Beyond me to answer such a ageless lit quandry, as one not so wise in the ways of turn-the-clock-back science.
But because I've always wondered (I'm funny like that) what a major chunk of his pseudo high-drama king-kills-king play, Macbeth, would have looked like in a creative cloud tag (what, you too?!), at least I can answer that question now thanks to Alan Levine's (aka @cogdog) mention of Wordle in a recent tweet and blog post of his.
Dawns on me that it would be intriguing to run my students' own essay through a Wordle cloud tag blender to show them in real terms which words bullrushed the reader's mindspace:
- Would words like "like" run roughshod over the rest in visual cacophony of rad-ness?

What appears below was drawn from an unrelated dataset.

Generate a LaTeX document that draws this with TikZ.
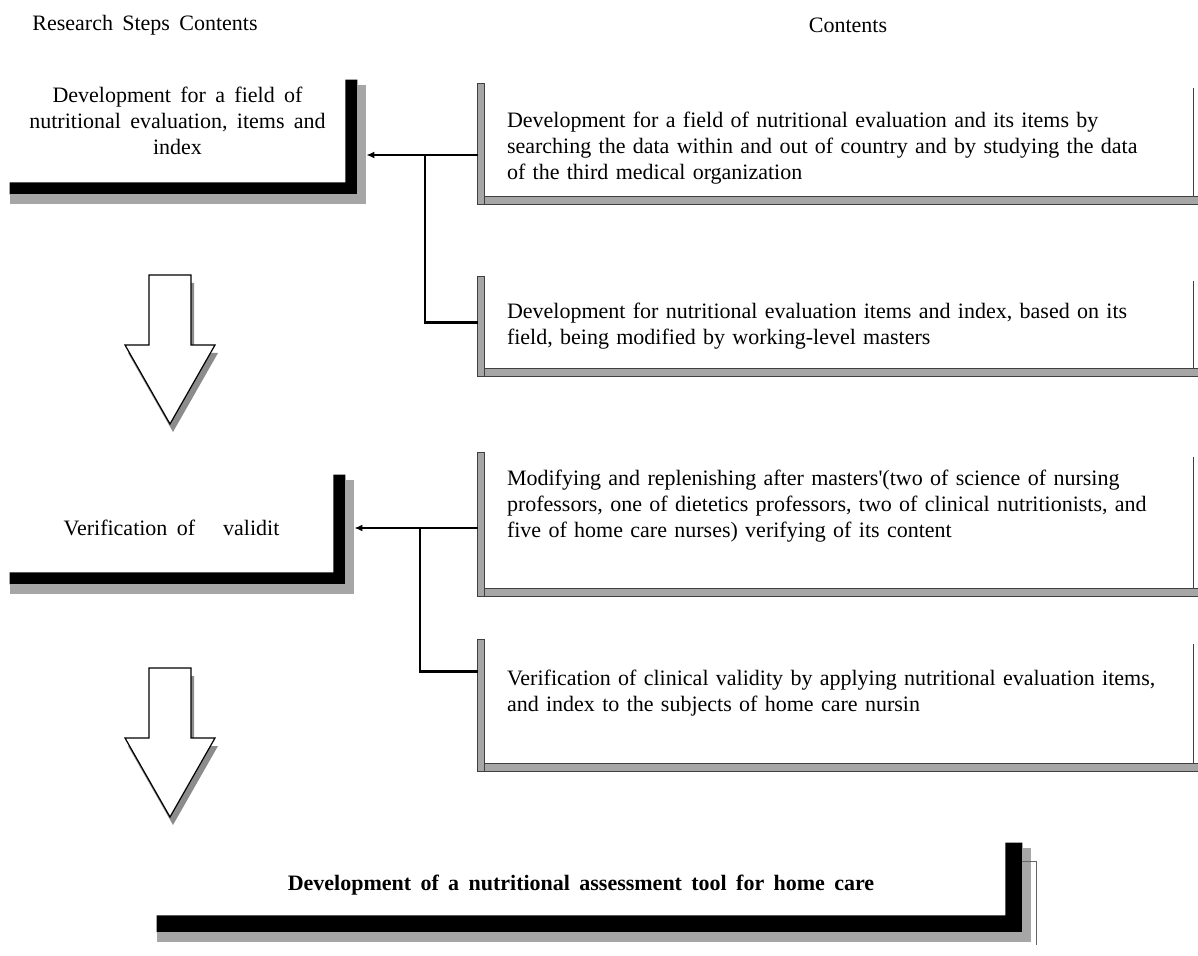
\documentclass[tikz,border=0pt]{standalone}
\usepackage{fontspec}
\setmainfont{Liberation Serif}[WordSpace=1.7]
\usetikzlibrary{calc,arrows.meta,positioning}

\newcommand\stepframe[2]{% node, bar width
  \fill[black] (#1.south west) -| (#1.north east) -- ++(#2,0) |- ($(#1.south west)+(0,#2)$) -- cycle;
  \fill[shade] ($(#1.north east)+(#2,5)$) rectangle ($(#1.south east)+(#2+9,#2+10)$);
  \fill[shade] ($(#1.south west)+(0,#2)$) rectangle ($(#1.south east)+(#2+9,#2+10)$);
}
\newcommand\itemframe[1]{%
  \filldraw[shade,draw=black!75] ($(#1.north west)+(-7,0)$) rectangle ($(#1.south west)+(0,8)$);
  \filldraw[shade,draw=black!75] (#1.south west) rectangle ($(#1.south east)+(5,8)$);
  \draw[black!75,line width=0.6pt] ($(#1.north east)+(0,4)$) -- (#1.south east);
}
\newcommand\flowarrow[1]{% top centre of the shaft
  \fill[black!45] ($(#1)+(3,8)$) ++(-21,0) -- ++(42,0) -- ++(0,70) -- ++(24,0) -- ++(-45,79) -- ++(-45,-79) -- ++(24,0) -- cycle;
  \filldraw[fill=white,line width=0.6pt] (#1) ++(-21,0) -- ++(42,0) -- ++(0,70) -- ++(24,0) -- ++(-45,79) -- ++(-45,-79) -- ++(24,0) -- cycle;
}
% invisible struts to move a text block down (\dn) or up (\up) in its frame
\newcommand\dn[1]{\rule{0pt}{#1}}
\newcommand\up[1]{\rule[-#1]{0pt}{0pt}}

\begin{document}
\begin{tikzpicture}[x=0.5pt,y=-0.5pt,
    shade/.style={fill=black!35},
    stepbox/.style={inner sep=0pt,align=center,font=\fontsize{11}{13}\selectfont},
    itembox/.style={text width=332pt,inner xsep=11pt,inner ysep=0pt,align=left,font=\fontsize{11}{13}\selectfont},
    link/.style={line width=1.4pt},
    tip/.style={-{Latex[length=4pt,width=3.5pt]}}]
  \useasboundingbox (0,0) rectangle (1198,956);

  \node[font=\fontsize{11}{13}\selectfont] (h1) at (145,25) {Research Steps Contents};
  \node[font=\fontsize{11}{13}\selectfont] (h2) at (848,25) {Contents};

  \node[stepbox,minimum width=167.5pt,minimum height=51pt] (s1) at (177.5,131)
    {Development for a field of\\nutritional evaluation, items and\\index\up{10.5pt}};
  \node[stepbox,minimum width=161.5pt,minimum height=48.5pt] (s2) at (171.5,523.5)
    {\dn{12.5pt}Verification of\ \ \ validit};
  \node[stepbox,minimum width=424pt,minimum height=36pt,font=\fontsize{11}{13}\selectfont\bfseries] (goal) at (581,879)
    {\dn{14pt}Development of a nutritional assessment tool for home care};

  \node[itembox,minimum height=56pt] (c1) at (839,140)
    {\dn{16pt}Development for a field of nutritional evaluation and its items by\\searching the data within and out of country and by studying the data\\of the third medical organization};
  \node[itembox,minimum height=45.5pt] (c2) at (839,322.5)
    {\dn{11.5pt}Development for nutritional evaluation items and index, based on its\\field, being modified by working-level masters};
  \node[itembox,minimum height=67.5pt] (c3) at (839,520.5)
    {Modifying and replenishing after masters\textquotesingle(two of science of nursing\\professors, one of dietetics professors, two of clinical nutritionists, and\\five of home care nurses) verifying of its content\up{16.5pt}};
  \node[itembox,minimum height=61.5pt] (c4) at (839,701.5)
    {Verification of clinical validity by applying nutritional evaluation items,\\and index to the subjects of home care nursin\up{10.5pt}};

  \stepframe{s1}{12}
  \stepframe{s2}{12}
  \stepframe{goal}{17}
  \draw[black!60] ($(goal.north east)+(17,19)$) -| ($(goal.south east)+(31,30)$);
  \itemframe{c1}
  \itemframe{c2}
  \itemframe{c3}
  \itemframe{c4}

  \coordinate (a1) at (170,275);
  \coordinate (a2) at (170,668);
  \flowarrow{a1}
  \flowarrow{a2}

  \coordinate (b1) at (425,155);
  \coordinate (b2) at (420,528);
  \draw[link,tip] ([xshift=-3.5pt]b1 -| c1.west) -- ([xshift=10.5pt]b1 -| s1.east);
  \draw[link] (b1) |- ([xshift=-3.5pt]c2.west);
  \draw[link,tip] ([xshift=-3.5pt]b2 -| c3.west) -- ([xshift=10.5pt]b2 -| s2.east);
  \draw[link] (b2) |- ([xshift=-3.5pt,yshift=-16pt]c4.north west);
\end{tikzpicture}
\end{document}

- Or would it be an obnoxious -- and seldom grasped -- litany of hey, look at my SAT word explosion choices instead?
Mmm.
Since I'm going to make it a grade-impacting requirement this coming fall that that they submit every essay (in-class and formal/typed alike) to me in 'digital' and 'paper' forms (alike), it wouldn't be that hard to do a little cut-n-paste job into Wordle to see what pops up.
Mmm.
Yet another English classroom geek moment is born!
Thanks for sharing about Wordle; this has some real promise across the curriculum. I tried it out on the Constitution and Bill of Rights. Interesting stuff.